Looking to shoot as many 3d shoots as possible around here in the twin city area. I've done the google thing and haven't seen a lot of advertising for shoots, is it even popular around here?

I'm also willing to drive a few miles to go to cool event.


----------



## Somethin furry (Oct 13, 2014)

Do people just not respond to posts from users with minimal posts or is there really nobody shooting 3d in MN...??


----------



## CJE Outdoors (Dec 18, 2016)

From what I remember, and what my brother tells me (he still lives out there) Its not nearly has popular as out east. There are some here and there but you really have to look for them. Best bet would be to find clubs and inquire.
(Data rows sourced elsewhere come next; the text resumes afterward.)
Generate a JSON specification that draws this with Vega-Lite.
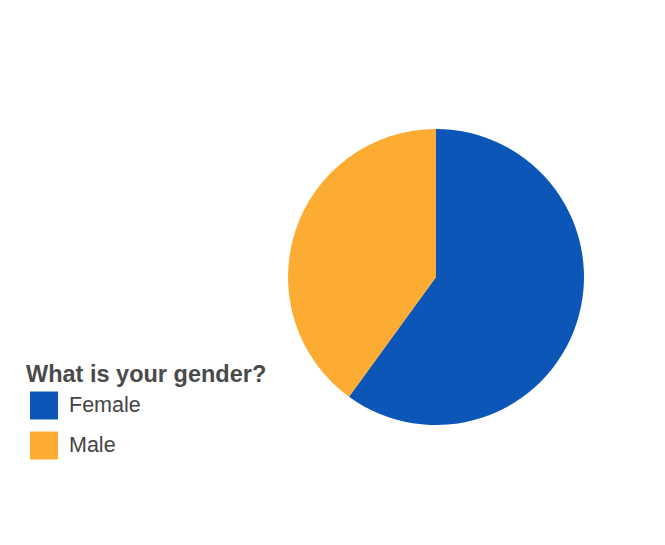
{
  "$schema": "https://vega.github.io/schema/vega-lite/v6.json",
  "autosize": {"type": "none"},
  "padding": {"left": 288, "top": 129, "right": 81, "bottom": 120},
  "width": 296,
  "height": 296,
  "background": "white",
  "data": {"values": [
    {"gender": "Female", "count": 60},
    {"gender": "Male", "count": 40}
  ]},
  "mark": {"type": "arc", "outerRadius": 148, "strokeWidth": 0},
  "encoding": {
    "theta": {"field": "count", "type": "quantitative", "stack": true},
    "color": {
      "field": "gender",
      "type": "nominal",
      "scale": {"domain": ["Female", "Male"], "range": ["#0c56b8", "#fcac33"]},
      "legend": {
        "title": "What is your gender?",
        "orient": "none",
        "legendX": -262,
        "legendY": 234,
        "padding": 0,
        "titleFont": "Liberation Sans",
        "titleFontSize": 23.5,
        "titleFontWeight": "bold",
        "titleColor": "#4a4a4a",
        "titlePadding": 5,
        "titleLimit": 600,
        "labelFont": "Liberation Sans",
        "labelFontSize": 21.5,
        "labelColor": "#444444",
        "labelOffset": 11,
        "labelLimit": 400,
        "symbolType": "square",
        "symbolSize": 784,
        "symbolStrokeWidth": 0,
        "symbolOffset": 4,
        "rowPadding": 12
      }
    }
  },
  "config": {"view": {"stroke": null}}
}
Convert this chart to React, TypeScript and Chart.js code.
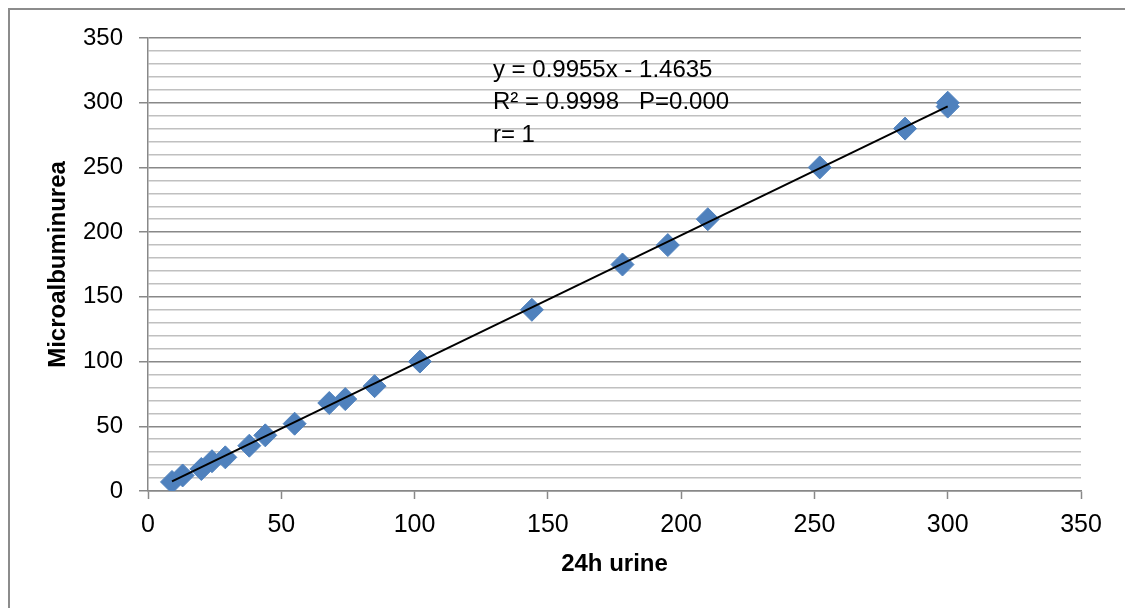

Look towards Rogers, Monticello, Elk River area. Field archery is much more popular out there I believe. Good luck. Hope this helps.


----------



## pottergreg (Mar 20, 2015)

We started a month ago here in NC, have you thought about moving to a warmer place with 3D shoots?


----------



## dparker28 (Aug 4, 2012)

Near the La Crosse area there are about 4 outdoor courses. And I think 2 more near Houston, MN during the warmer seasons. North branch has some shoots coming up near the cities though.


----------



## Somethin furry (Oct 13, 2014)

I find it strange that it seems like its not promoted to the public very well. Im returning to archery after a 6 year break, I remember being much more popular around here than it is now.


----------



## dparker28 (Aug 4, 2012)

There are a few FB groups to get plugged into with dates and locations.


----------



## Shotinthejaw (Mar 23, 2019)

Here are some in Lakeville over the next months. There was an indoor 3-d in Faribault this weekend. I just search for clubs in my area then browse their calendars.


----------



## BESA Archery (Feb 24, 2016)

Check us out. Bald Eagle Sportsmen's Association in Hugo, MN


----------



## Shotinthejaw (Mar 23, 2019)

Thx


----------



## ktgroves (Jan 10, 2019)

https://www.eventbrite.com/e/2019-minnesota-mountain-challenge-tickets-60752657835


----------



## fletcher25 (Oct 24, 2017)

I've done many 3D shoots that the South Forty Archers put on in Lakeville. Has always been a great time.


----------